Fire and Federalism in the Age of Jackson

Jane Manners, History

Date: 
Thu, 12/14/2017 - 12:00pm to 1:15pm
Location: 
LAPA Conference Room, 348 Wallace Hall
Audience: 
Graduate Students

LEGS, or "Law-Engaged Graduate Students," meets during the academic year to discuss a work in progress by one of our Graduate Associates. Academic papers, dissertation proposals, and dissertation chapters have been presented at these meetings, to an audience of fellow graduate students.

Lunch served: RSVP here

Precis:  "This paper is both a chapter in my dissertation and a law review article in the making. It describes an 1836 congressional debate over disaster relief to the wealthy merchant victims of a large fire in New York City, exploring the political considerations and constitutional logic that led a famously Jacksonian Congress to grant unprecedented relief to the richest residents of the nation’s richest city.

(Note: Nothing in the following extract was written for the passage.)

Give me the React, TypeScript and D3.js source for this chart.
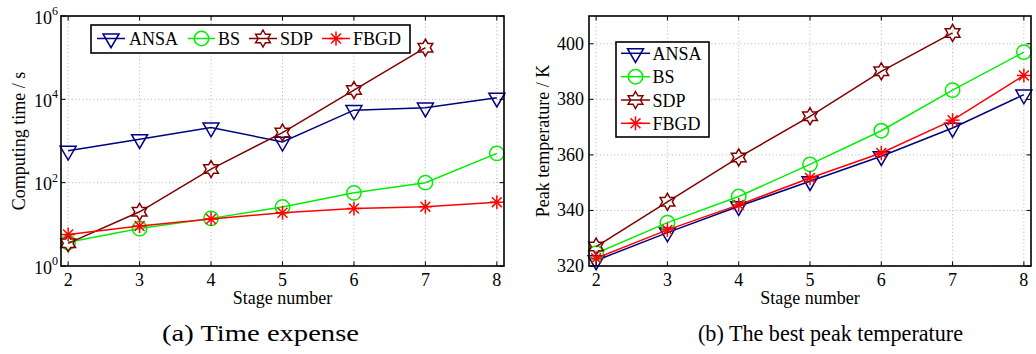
import React from "react";
import * as d3 from "d3";

// Stage numbers on the x axis
const stages = [2, 3, 4, 5, 6, 7, 8];
const sdpStages = [2, 3, 4, 5, 6, 7];

// (a) Computing time in seconds
const timeANSA = [580, 1100, 2100, 950, 5500, 6300, 10900];
const timeBS = [3.7, 7.9, 13.9, 26, 57, 100, 505];
const timeSDP = [3.5, 20, 212, 1590, 16700, 174000];
const timeFBGD = [5.7, 9.1, 13.4, 19, 24, 26.5, 34];

// (b) Best peak temperature in kelvin
const tempANSA = [322, 332, 341.5, 350.5, 359.5, 369.7, 381.7];
const tempBS = [324.6, 335.6, 345, 356.6, 368.7, 383.3, 397];
const tempSDP = [327, 343.1, 359.1, 373.9, 390.1, 403.9];
const tempFBGD = [322.8, 333, 342, 351.7, 360.7, 372.5, 388.6];

// Tick values
const timeExponents = [0, 2, 4, 6];
const tempTicks = [320, 340, 360, 380, 400];

const seriesNames = ["ANSA", "BS", "SDP", "FBGD"];
const seriesColors = ["#000080", "#00ee00", "#800000", "#ff0000"];
const seriesMarkers = ["triangle", "circle", "hexagram", "asterisk"];

const FONT = "'Liberation Serif', 'Times New Roman', serif";

type Pt = [number, number];

function hexagramPath(R: number): string {
  const r = R / Math.sqrt(3);
  const pts: string[] = [];
  for (let i = 0; i < 12; i++) {
    const a = -Math.PI / 2 + (i * Math.PI) / 6;
    const rad = i % 2 === 0 ? R : r;
    pts.push(`${(rad * Math.cos(a)).toFixed(2)},${(rad * Math.sin(a)).toFixed(2)}`);
  }
  return "M" + pts.join("L") + "Z";
}

function Marker({ kind, x, y, color }: { kind: string; x: number; y: number; color: string }) {
  const sw = 1.5;
  if (kind === "triangle") {
    return (
      <path
        d="M-8,-4.6L8,-4.6L0,9.2Z"
        transform={`translate(${x},${y})`}
        fill="none"
        stroke={color}
        strokeWidth={sw}
        strokeLinejoin="miter"
      />
    );
  }
  if (kind === "circle") {
    return <circle cx={x} cy={y} r={7.2} fill="none" stroke={color} strokeWidth={sw} />;
  }
  if (kind === "hexagram") {
    return (
      <path d={hexagramPath(8.5)} transform={`translate(${x},${y})`} fill="none" stroke={color} strokeWidth={sw} />
    );
  }
  // asterisk: plus and cross combined
  const L = 7;
  const D = L * Math.SQRT1_2;
  return (
    <g transform={`translate(${x},${y})`} stroke={color} strokeWidth={sw}>
      <line x1={-L} y1={0} x2={L} y2={0} />
      <line x1={0} y1={-L} x2={0} y2={L} />
      <line x1={-D} y1={-D} x2={D} y2={D} />
      <line x1={-D} y1={D} x2={D} y2={-D} />
    </g>
  );
}

interface Series {
  name: string;
  xs: number[];
  ys: number[];
  color: string;
  marker: string;
}

interface PanelProps {
  left: number;
  right: number;
  top: number;
  bottom: number;
  x: d3.ScaleLinear<number, number>;
  y: (v: number) => number;
  yTicks: number[];
  yLabel: (v: number, py: number) => React.ReactNode;
  series: Series[];
  yTitle: string;
  yTitleX: number;
  legend: React.ReactNode;
}

function Panel(p: PanelProps) {
  const { left, right, top, bottom, x, y } = p;
  const tick = 4.5;
  const line = d3
    .line<Pt>()
    .x((d) => d[0])
    .y((d) => d[1]);
  return (
    <g>
      {/* grid */}
      <g stroke="#a0a0a0" strokeWidth={0.8} strokeDasharray="1 2.6">
        {stages.map((s) => (
          <line key={"gx" + s} x1={x(s)} x2={x(s)} y1={top} y2={bottom} />
        ))}
        {p.yTicks.map((v) => (
          <line key={"gy" + v} x1={left} x2={right} y1={y(v)} y2={y(v)} />
        ))}
      </g>
      {/* data */}
      {p.series.map((s) => {
        const pts: Pt[] = s.xs.map((xv, i) => [x(xv), y(s.ys[i])]);
        return (
          <g key={s.name}>
            <path d={line(pts) || ""} fill="none" stroke={s.color} strokeWidth={1.5} />
            {pts.map((pt, i) => (
              <Marker key={i} kind={s.marker} x={pt[0]} y={pt[1]} color={s.color} />
            ))}
          </g>
        );
      })}
      {/* box */}
      <rect x={left} y={top} width={right - left} height={bottom - top} fill="none" stroke="#000" strokeWidth={1.6} />
      {/* ticks */}
      <g stroke="#000" strokeWidth={1}>
        {stages.map((s) => (
          <g key={"tx" + s}>
            <line x1={x(s)} x2={x(s)} y1={bottom} y2={bottom - tick} />
            <line x1={x(s)} x2={x(s)} y1={top} y2={top + tick} />
          </g>
        ))}
        {p.yTicks.map((v) => (
          <g key={"ty" + v}>
            <line x1={left} x2={left + tick} y1={y(v)} y2={y(v)} />
            <line x1={right} x2={right - tick} y1={y(v)} y2={y(v)} />
          </g>
        ))}
      </g>
      {/* tick labels */}
      <g fontFamily={FONT} fontSize={18} fill="#000">
        {stages.map((s) => (
          <text key={"lx" + s} x={x(s)} y={bottom + 20} textAnchor="middle">
            {s}
          </text>
        ))}
        {p.yTicks.map((v) => (
          <g key={"ly" + v}>{p.yLabel(v, y(v))}</g>
        ))}
        <text x={(left + right) / 2} y={bottom + 38} textAnchor="middle">
          Stage number
        </text>
        <text
          transform={`translate(${p.yTitleX},${(top + bottom) / 2}) rotate(-90)`}
          textAnchor="middle"
        >
          {p.yTitle}
        </text>
      </g>
      {p.legend}
    </g>
  );
}

function LegendEntry({ i, x0, x1, y, textX }: { i: number; x0: number; x1: number; y: number; textX: number }) {
  return (
    <g>
      <line x1={x0} x2={x1} y1={y} y2={y} stroke={seriesColors[i]} strokeWidth={1.5} />
      <Marker kind={seriesMarkers[i]} x={(x0 + x1) / 2} y={y} color={seriesColors[i]} />
      <text x={textX} y={y + 6.5} fontFamily={FONT} fontSize={18} fill="#000">
        {seriesNames[i]}
      </text>
    </g>
  );
}

export default function App() {
  // Panel (a)
  const aL = 61, aR = 504, top = 16, bottom = 266;
  const xa = d3.scaleLinear().domain([1.9, 8.1]).range([aL, aR]);
  const ya = d3.scaleLog().domain([1, 1e6]).range([bottom, top]);
  const timeTicks = timeExponents.map((e) => Math.pow(10, e));
  const timeData = [timeANSA, timeBS, timeSDP, timeFBGD];

  // Panel (b)
  const bL = 589, bR = 1031;
  const xb = d3.scaleLinear().domain([1.9, 8.1]).range([bL, bR]);
  const yb = d3.scaleLinear().domain([320, 410]).range([bottom, top]);
  const tempData = [tempANSA, tempBS, tempSDP, tempFBGD];

  const makeSeries = (data: number[][]): Series[] =>
    data.map((ys, i) => ({
      name: seriesNames[i],
      xs: seriesNames[i] === "SDP" ? sdpStages : stages,
      ys,
      color: seriesColors[i],
      marker: seriesMarkers[i],
    }));

  // horizontal legend for (a)
  const legendA = (
    <g>
      <rect x={91} y={25} width={319} height={28} fill="#fff" stroke="#000" strokeWidth={1.6} />
      <LegendEntry i={0} x0={97} x1={125} y={38.5} textX={129} />
      <LegendEntry i={1} x0={188} x1={215} y={38.5} textX={218} />
      <LegendEntry i={2} x0={249} x1={277} y={38.5} textX={280} />
      <LegendEntry i={3} x0={322} x1={350} y={38.5} textX={353} />
    </g>
  );

  // vertical legend for (b)
  const rows = [53.3, 76.7, 100, 123.3];
  const legendB = (
    <g>
      <rect x={616} y={42} width={93} height={95} fill="#fff" stroke="#000" strokeWidth={1.6} />
      {rows.map((ry, i) => (
        <LegendEntry key={i} i={i} x0={621} x1={650} y={ry} textX={652.5} />
      ))}
    </g>
  );

  return (
    <svg
      width={1036}
      height={354}
      viewBox="0 0 1036 354"
      style={{ position: "absolute", left: 0, top: 0, background: "#fff", display: "block" }}
    >
      <rect width={1036} height={354} fill="#fff" />
      <Panel
        left={aL}
        right={aR}
        top={top}
        bottom={bottom}
        x={xa}
        y={ya}
        yTicks={timeTicks}
        yLabel={(v, py) => (
          <text x={58} y={py + 7.5} textAnchor="end">
            10
            <tspan dy={-8.5} fontSize={12}>
              {Math.round(Math.log10(v))}
            </tspan>
          </text>
        )}
        series={makeSeries(timeData)}
        yTitle="Computing time / s"
        yTitleX={25}
        legend={legendA}
      />
      <Panel
        left={bL}
        right={bR}
        top={top}
        bottom={bottom}
        x={xb}
        y={yb}
        yTicks={tempTicks}
        yLabel={(v, py) => (
          <text x={584} y={py + 6} textAnchor="end">
            {v}
          </text>
        )}
        series={makeSeries(tempData)}
        yTitle="Peak temperature / K"
        yTitleX={549}
        legend={legendB}
      />
      <g fontFamily={FONT} fontSize={23} fill="#000">
        <text x={162} y={341} textLength={197} lengthAdjust="spacingAndGlyphs">
          (a) Time expense
        </text>
        <text x={698} y={341} textLength={265} lengthAdjust="spacingAndGlyphs">
          (b) The best peak temperature
        </text>
      </g>
    </svg>
  );
}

In analyzing these debates, I hope to shed light on the development of thinking about public good, private need, and the state’s role in negotiating the tension between the two, as well as the ways in which the factors at play in 1836 continue to shape contemporary debates over state spending in the wake of disaster." 

Jane Manners
History

Jane Manners is a PhD student in Princeton’s history department. She is writing her dissertation on the legal and political aftermath of the Great New York Fire of 1835. Prior to pursuing her PhD, Jane received an AB and a JD from Harvard, clerked for U.S. District Court Judge Mark Wolf (D-Mass), and worked as a grade school teacher, a journalist, a philanthropic grant maker, and a presidential campaign staffer.